Posted: May 29, 2009 06:41 AM

Those veteran champions of workers' rights, Republican presidential hopeful Mitt Romney and the Chamber of Commerce, unleashed new attacks this week on the Employee Free Choice Act. They aim to discredit the bill as a death-blow to the economy and workplace democracy while the Chamber ad derides any talk of compromise from new Democratic Sen. Arlen Specter, who opposed the bill as written and now faces a likely Democratic primary challenge.

But in making their case, these pro-business attack dogs have to ignore a powerful new study debunking a central myth of opponents of the pro-union legislation: that it would somehow create a wave of union intimidation. The multi-university study, led by Richard Bruno of the University of Illinois, found that in four states permitting majority sign-up, in over 1,000 campaigns involving 34,000 new union members in the public sector, there wasn't a single confirmed case of either union or employer intimidation.

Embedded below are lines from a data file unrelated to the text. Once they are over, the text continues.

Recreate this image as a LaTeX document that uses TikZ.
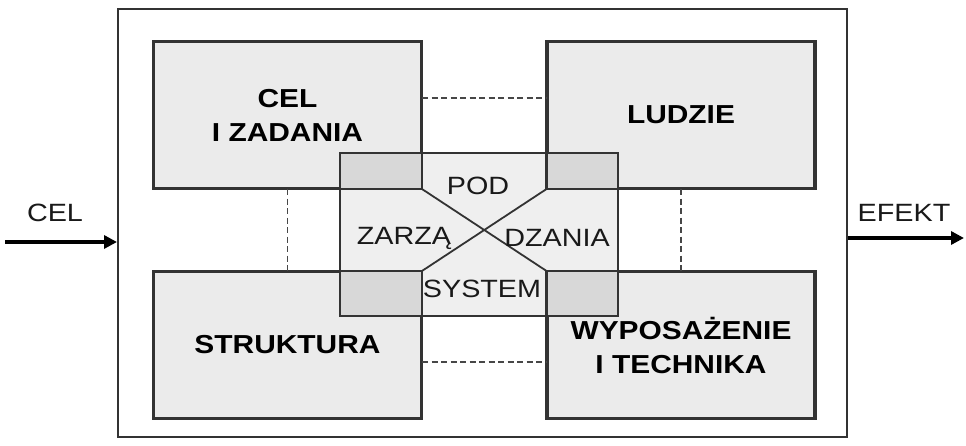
\documentclass[tikz,border=0pt]{standalone}
\usepackage{fontspec}
\setmainfont[FakeStretch=1.15]{Liberation Sans}
\usetikzlibrary{arrows.meta}
\definecolor{boxfill}{HTML}{EBEBEB}
\definecolor{ovfill}{HTML}{D8D8D8}
\definecolor{cfill}{HTML}{EFEFEF}
\definecolor{edge}{HTML}{333333}
\tikzset{
  box/.style={draw=edge, line width=2.2pt, fill=boxfill, minimum width=267pt, minimum height=146pt, inner sep=0pt, align=center, font=\fontsize{26}{34}\selectfont\bfseries},
  outline/.style={draw=edge, line width=2.2pt},
  lbl/.style={inner sep=0pt, font=\fontsize{25}{30}\selectfont, text=black!90},
  dashlink/.style={draw=edge!90, line width=1.8pt, dash pattern=on 6pt off 3.5pt},
  flow/.style={line width=3.6pt, -{Triangle[length=13pt,width=13pt]}}
}
\begin{document}
\begin{tikzpicture}[x=1pt,y=-1pt]
\useasboundingbox[fill=white] (0,0) rectangle (966,446);
% outer frame
\node[draw=edge, line width=2pt, fill=white, minimum width=729pt, minimum height=428pt, inner sep=0pt] (frame) at (482.5,223) {};
% centre box fill
\node[fill=cfill, minimum width=278pt, minimum height=163pt, inner sep=0pt] (core) at (479,234.5) {};
% corner boxes
\node[box] (cel) at (287.5,115) {CEL\\I ZADANIA};
\node[box] (ludzie) at (681,115) {LUDZIE};
\node[box] (struk) at (287.5,345) {STRUKTURA};
\node[box] (wypos) at (681,345) {WYPOSAŻENIE\\I TECHNIKA};
% overlaps
\fill[ovfill] (core.north west) rectangle (cel.south east);
\fill[ovfill] (core.north east) rectangle (ludzie.south west);
\fill[ovfill] (core.south west) rectangle (struk.north east);
\fill[ovfill] (core.south east) rectangle (wypos.north west);
% borders again on top
\draw[outline] (cel.north west) rectangle (cel.south east);
\draw[outline] (ludzie.north west) rectangle (ludzie.south east);
\draw[outline] (struk.north west) rectangle (struk.south east);
\draw[outline] (wypos.north west) rectangle (wypos.south east);
\draw[outline] (core.north west) rectangle (core.south east);
% cross
\draw[outline, line width=1.8pt] (cel.south east) -- (wypos.north west);
\draw[outline, line width=1.8pt] (ludzie.south west) -- (struk.north east);
% dashed links
\draw[dashlink] (cel.east |- 0,98) -- (ludzie.west |- 0,98);
\draw[dashlink] (struk.east |- 0,362) -- (wypos.west |- 0,362);
\draw[dashlink] (cel.south) -- (struk.north);
\draw[dashlink] (ludzie.south) -- (wypos.north);
% centre labels
\node[lbl] (pod) at (478,186) {POD};
\node[lbl] (zarza) at (404,238) {ZARZĄ};
\node[lbl] (dzania) at (557,238) {DZANIA};
\node[lbl] (system) at (482,289) {SYSTEM};
% input / output
\coordinate (inS) at (5,242);
\draw[flow] (inS) -- (frame.west |- inS);
\node[lbl] (cellbl) at (55,213) {CEL};
\coordinate (outE) at (964,238);
\draw[flow] (frame.east |- outE) -- (outE);
\node[lbl] (efekt) at (904,213) {EFEKT};
\end{tikzpicture}
\end{document}
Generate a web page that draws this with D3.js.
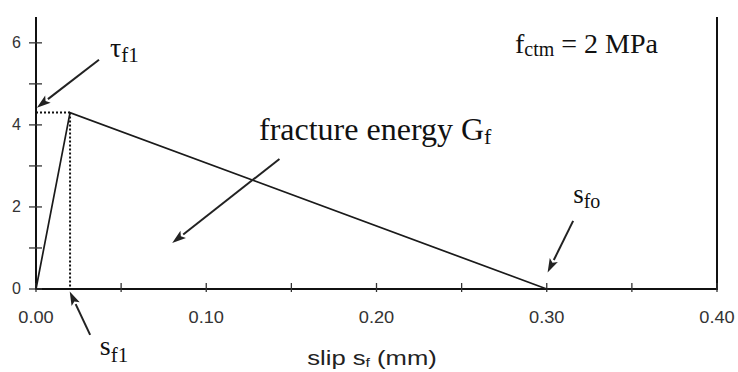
<!DOCTYPE html>
<html>
<head>
<meta charset="utf-8">
<script src="https://cdn.jsdelivr.net/npm/d3@7/dist/d3.min.js"></script>
<style>
  html, body { margin: 0; padding: 0; background: #fff; }
  svg { display: block; }
  .tick-label { font-family: "Liberation Sans", Arial, sans-serif; fill: #333; }
  .note { font-family: "Liberation Serif", "Times New Roman", serif; fill: #111; }
</style>
</head>
<body>
<svg id="chart" width="738" height="372"></svg>
<script>
// Bilinear bond stress-slip law
const slip = [0, 0.02, 0.30];          // mm
const stress = [0, 4.3, 0];            // MPa
const peakSlip = 0.02;
const peakStress = 4.3;

const xTicks = [0, 0.1, 0.2, 0.3, 0.4];
const xMinorTicks = [0.05, 0.15, 0.25, 0.35];
const xTickLabels = ["0.00", "0.10", "0.20", "0.30", "0.40"];
const yTicks = [0, 2, 4, 6];
const yMinorTicks = [1, 3, 5];
const yTickLabels = ["0", "2", "4", "6"];

// annotation arrows: [tail slip, tail stress, head slip, head stress]
const arrowTau = [0.037, 5.59, 0.0005, 4.42];
const arrowSf1 = [0.0318, -1.12, 0.0198, -0.06];
const arrowSfo = [0.3155, 1.66, 0.3005, 0.40];
const arrowGf = [0.143, 3.17, 0.080, 1.12];

const svg = d3.select("#chart");
const x = d3.scaleLinear().domain([0, 0.4]).range([36, 717]);
const y = d3.scaleLinear().domain([0, 6.63]).range([289, 17]);

// frame: left axis, bottom axis, right border
const frame = svg.append("g").attr("stroke", "#111").attr("stroke-width", 2).attr("fill", "none");
frame.append("path").attr("d", d3.line()([[x(0), y(6.63)], [x(0), y(0)], [x(0.4), y(0)], [x(0.4), y(6.63)]]));

// x ticks
const tickG = svg.append("g").attr("stroke", "#333").attr("stroke-width", 1.3);
xTicks.concat(xMinorTicks).forEach(v => {
  tickG.append("line").attr("x1", x(v)).attr("x2", x(v)).attr("y1", y(0) - 6).attr("y2", y(0) + 3);
});
yTicks.concat(yMinorTicks).forEach(v => {
  tickG.append("line").attr("x1", x(0) - 7).attr("x2", x(0) + 6).attr("y1", y(v)).attr("y2", y(v));
});

svg.append("g").selectAll("text").data(xTicks).join("text")
  .attr("class", "tick-label")
  .attr("x", d => x(d)).attr("y", 323)
  .attr("text-anchor", "middle").attr("font-size", 16)
  .attr("transform", d => `translate(${x(d)},0) scale(1.14,1) translate(${-x(d)},0)`)
  .text((d, i) => xTickLabels[i]);

svg.append("g").selectAll("text").data(yTicks).join("text")
  .attr("class", "tick-label")
  .attr("x", 21).attr("y", d => y(d) + 5)
  .attr("text-anchor", "end").attr("font-size", 16)
  .text((d, i) => yTickLabels[i]);

// axis title
const title = svg.append("text").attr("class", "tick-label")
  .attr("x", 372).attr("y", 365).attr("text-anchor", "middle").attr("font-size", 21)
  .attr("transform", "translate(372,0) scale(1.22,1) translate(-372,0)")
  .style("fill", "#222");
title.append("tspan").text("slip s");
title.append("tspan").attr("font-size", 13).attr("dy", 2).text("f");
title.append("tspan").attr("dy", -2).text(" (mm)");

// dotted guides to the peak
const dots = svg.append("g").attr("stroke", "#111").attr("stroke-width", 2)
  .attr("stroke-dasharray", "2,2").attr("fill", "none");
dots.append("line").attr("x1", x(0)).attr("x2", x(peakSlip)).attr("y1", y(peakStress)).attr("y2", y(peakStress));
dots.append("line").attr("x1", x(peakSlip)).attr("x2", x(peakSlip)).attr("y1", y(peakStress)).attr("y2", y(0));

// bond-slip curve
const pts = slip.map((s, i) => [s, stress[i]]);
svg.append("path")
  .attr("d", d3.line().x(d => x(d[0])).y(d => y(d[1]))(pts))
  .attr("fill", "none").attr("stroke", "#1a1a1a").attr("stroke-width", 1.7);

// arrows
function arrow(a) {
  const x1 = x(a[0]), y1 = y(a[1]), x2 = x(a[2]), y2 = y(a[3]);
  const ang = Math.atan2(y2 - y1, x2 - x1);
  const L = 14, W = 4.5;
  const bx = x2 - L * Math.cos(ang), by = y2 - L * Math.sin(ang);
  svg.append("line").attr("x1", x1).attr("y1", y1).attr("x2", bx).attr("y2", by)
    .attr("stroke", "#222").attr("stroke-width", 2);
  const px = -Math.sin(ang) * W, py = Math.cos(ang) * W;
  svg.append("path")
    .attr("d", `M${x2},${y2}L${bx + px},${by + py}L${bx + 3 * Math.cos(ang)},${by + 3 * Math.sin(ang)}L${bx - px},${by - py}Z`)
    .attr("fill", "#222");
}
[arrowTau, arrowSf1, arrowSfo, arrowGf].forEach(arrow);

// labels
function subLabel(px, py, main, sub, size, subSize, dy) {
  const t = svg.append("text").attr("class", "note").attr("x", px).attr("y", py).attr("font-size", size);
  t.append("tspan").text(main);
  t.append("tspan").attr("font-size", subSize).attr("dy", dy).text(sub);
  return t;
}
subLabel(x(0.0435), y(5.66), "\u03c4", "f1", 28, 21, 5);
subLabel(x(0.0375), y(-1.6), "s", "f1", 28, 21, 7);
subLabel(x(0.3155), y(2.1), "s", "fo", 27, 20, 5);

const fctm = svg.append("text").attr("class", "note").attr("x", 515).attr("y", 53).attr("font-size", 28);
fctm.append("tspan").text("f");
fctm.append("tspan").attr("font-size", 20).attr("dy", 3).text("ctm");
fctm.append("tspan").attr("dy", -3).text(" = 2 MPa");

const gf = svg.append("text").attr("class", "note").attr("x", 259).attr("y", 140).attr("font-size", 32);
gf.append("tspan").text("fracture energy G");
gf.append("tspan").attr("font-size", 22).attr("dy", 4).text("f");
</script>
</body>
</html>
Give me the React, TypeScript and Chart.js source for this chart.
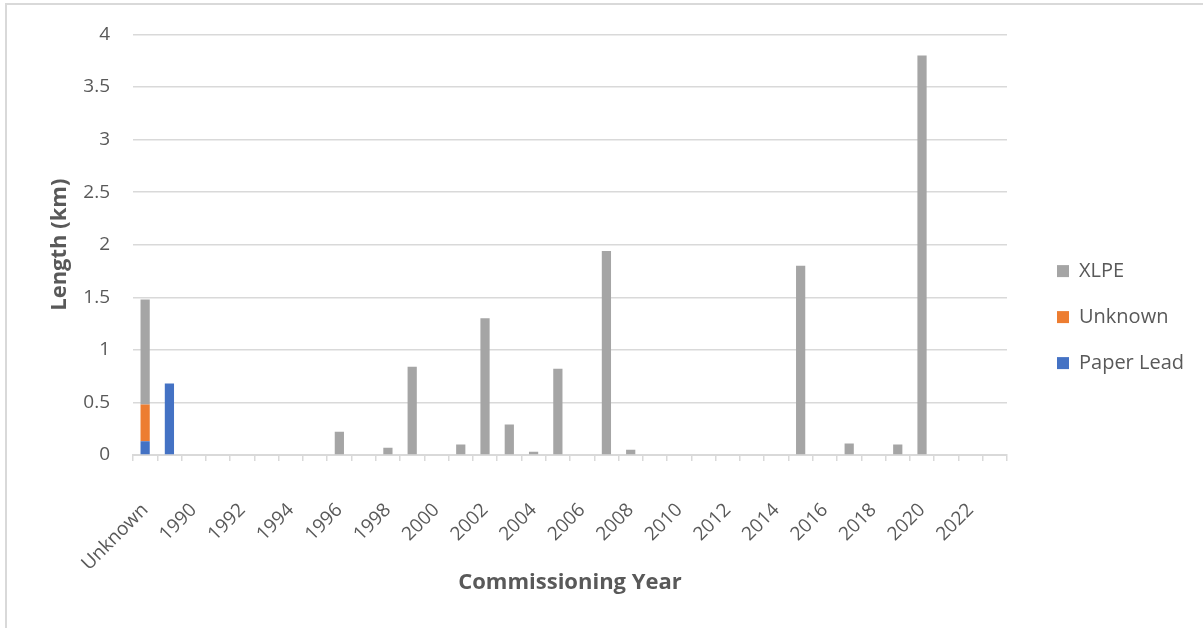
import React, { useEffect, useRef } from "react";
import { Chart, registerables } from "chart.js";

Chart.register(...registerables);

const categories = [
  "Unknown", "1989", "1990", "1991", "1992", "1993", "1994", "1995", "1996",
  "1997", "1998", "1999", "2000", "2001", "2002", "2003", "2004", "2005",
  "2006", "2007", "2008", "2009", "2010", "2011", "2012", "2013", "2014",
  "2015", "2016", "2017", "2018", "2019", "2020", "2021", "2022", "2023",
];

const paperLead = [
  0.13, 0.68, 0, 0, 0, 0, 0, 0, 0, 0, 0, 0, 0, 0, 0, 0, 0, 0,
  0, 0, 0, 0, 0, 0, 0, 0, 0, 0, 0, 0, 0, 0, 0, 0, 0, 0,
];

const unknownType = [
  0.35, 0, 0, 0, 0, 0, 0, 0, 0, 0, 0, 0, 0, 0, 0, 0, 0, 0,
  0, 0, 0, 0, 0, 0, 0, 0, 0, 0, 0, 0, 0, 0, 0, 0, 0, 0,
];

const xlpe = [
  1.0, 0, 0, 0, 0, 0, 0, 0, 0.22, 0, 0.07, 0.84, 0, 0.1, 1.3, 0.29, 0.03, 0.82,
  0, 1.94, 0.05, 0, 0, 0, 0, 0, 0, 1.8, 0, 0.11, 0, 0.1, 3.8, 0, 0, 0,
];

const yTicks = [0, 0.5, 1, 1.5, 2, 2.5, 3, 3.5, 4];

const FONT = "'Open Sans', 'DejaVu Sans', sans-serif";
const TEXT = "#595959";
const GRID = "#d9d9d9";

export default function App() {
  const ref = useRef<HTMLCanvasElement | null>(null);

  useEffect(() => {
    document.body.style.margin = "0";
    const canvas = ref.current;
    if (!canvas) return;
    const chart = new Chart(canvas, {
      type: "bar",
      data: {
        labels: categories,
        datasets: [
          { label: "Paper Lead", data: paperLead, backgroundColor: "#4472C4" },
          { label: "Unknown", data: unknownType, backgroundColor: "#ED7D31" },
          { label: "XLPE", data: xlpe, backgroundColor: "#A5A5A5" },
        ],
      },
      options: {
        responsive: false,
        animation: false,
        datasets: {
          bar: { categoryPercentage: 1, barPercentage: 0.38 },
        },
        layout: { padding: { left: 47, top: 24, right: 9, bottom: 32 } },
        plugins: {
          tooltip: { enabled: false },
          legend: {
            position: "right",
            reverse: true,
            title: {
              display: true,
              text: " ",
              font: { size: 1 },
              padding: { top: 13, bottom: 0 },
            },
            labels: {
              boxWidth: 12,
              boxHeight: 12,
              padding: 26,
              color: TEXT,
              font: { family: FONT, size: 20 },
            },
          },
        },
        scales: {
          x: {
            stacked: true,
            afterFit: (scale: any) => {
              scale.paddingLeft = 0;
              scale.paddingRight = 0;
              scale.height = 141;
            },
            grid: {
              drawOnChartArea: false,
              drawTicks: true,
              tickLength: 6,
              color: GRID,
              lineWidth: 1.5,
            },
            border: { display: true, color: GRID, width: 2 },
            ticks: {
              autoSkip: false,
              minRotation: 45,
              maxRotation: 45,
              padding: 38,
              color: TEXT,
              font: { family: FONT, size: 19 },
              callback: (_v: any, i: number) => (i % 2 === 0 ? categories[i] : ""),
            },
            title: {
              display: true,
              text: "Commissioning Year",
              color: TEXT,
              font: { family: FONT, size: 22, weight: "bold" },
              padding: { top: 5, bottom: 0 },
            },
          },
          y: {
            stacked: true,
            min: 0,
            max: 4,
            afterBuildTicks: (scale: any) => {
              scale.ticks = yTicks.map((v) => ({ value: v }));
            },
            afterFit: (scale: any) => {
              scale.width = 86;
            },
            grid: { color: GRID, lineWidth: 1.5, drawTicks: false },
            border: { display: false },
            ticks: {
              padding: 23,
              color: TEXT,
              font: { family: FONT, size: 19 },
              callback: (v: any) => String(v),
            },
            title: {
              display: true,
              text: "Length (km)",
              color: TEXT,
              font: { family: FONT, size: 22, weight: "bold" },
              padding: { top: 0, bottom: 10 },
            },
          },
          yR: {
            position: "right",
            display: true,
            grid: { display: false, drawTicks: false },
            border: { display: false },
            ticks: { display: false },
            afterFit: (scale: any) => {
              scale.width = 24;
            },
          },
        },
      },
    });
    return () => chart.destroy();
  }, []);

  return (
    <div style={{ position: "relative", width: 1203, height: 628, background: "#fff", overflow: "hidden" }}>
      <div style={{ position: "absolute", left: 5, top: 3, width: 2, height: 625, background: GRID }} />
      <div style={{ position: "absolute", left: 5, top: 3, width: 1198, height: 2, background: GRID }} />
      <canvas ref={ref} width={1203} height={628} style={{ position: "absolute", left: 0, top: 0 }} />
    </div>
  );
}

In fact of course, in the private sector, it's employers who have ramped up their terrorizing of workers who seek to form a union, as shown in the recent "No Holds Barred" report by Cornell labor scholar Kate Bronfenbrenner, which found , for instance, that half of bosses in union campaigns threaten workers in one-on-one "sweat sessions" and a third fire employees.

But it's the majority sign-up provision, dubbed by is opponents as "card check," that has been a primary target for supposedly threatening worker's rights and making them vulnerable to intimidation. (One anti-union group even features a former Sopranos actor playing a union thug in its ads.)

Yet hidden away in plain sight in America is the one part of the economy where workers are free to join unions without intimidation from employers, and they are permitted to use the majority sign-up provision that's been proposed by the Employee Free Choice Act -- and so demonized by Big Business interests. Where is this idyllic land, where rights long granted to European workers and ignored here at home are so freely available? It's in the public sector -- whether they're firemen or nurses -- the difference in union representation shows what a difference organizing rights can make.

Contrary to fashionable conservative arguments that declines in union representation are due largely to globalization and a new post-industrial economy, the stark differences between the public and private sector tell a far different story. Overall, 12.4 percent of U.S. workers are represented by unions. As American Rights at Work has pointed out:


Studies have shown that if workers' preferences were to be realized, as many as 58% would have union representation. Yet this low unionization rate obscures a striking imbalance: In the public sector, where workers' right to a union faces fewer impediments, almost 37% of workers belong to unions, but in the private sector, where workers' face rising resistance from employers, less than 8% of workers are represented by unions.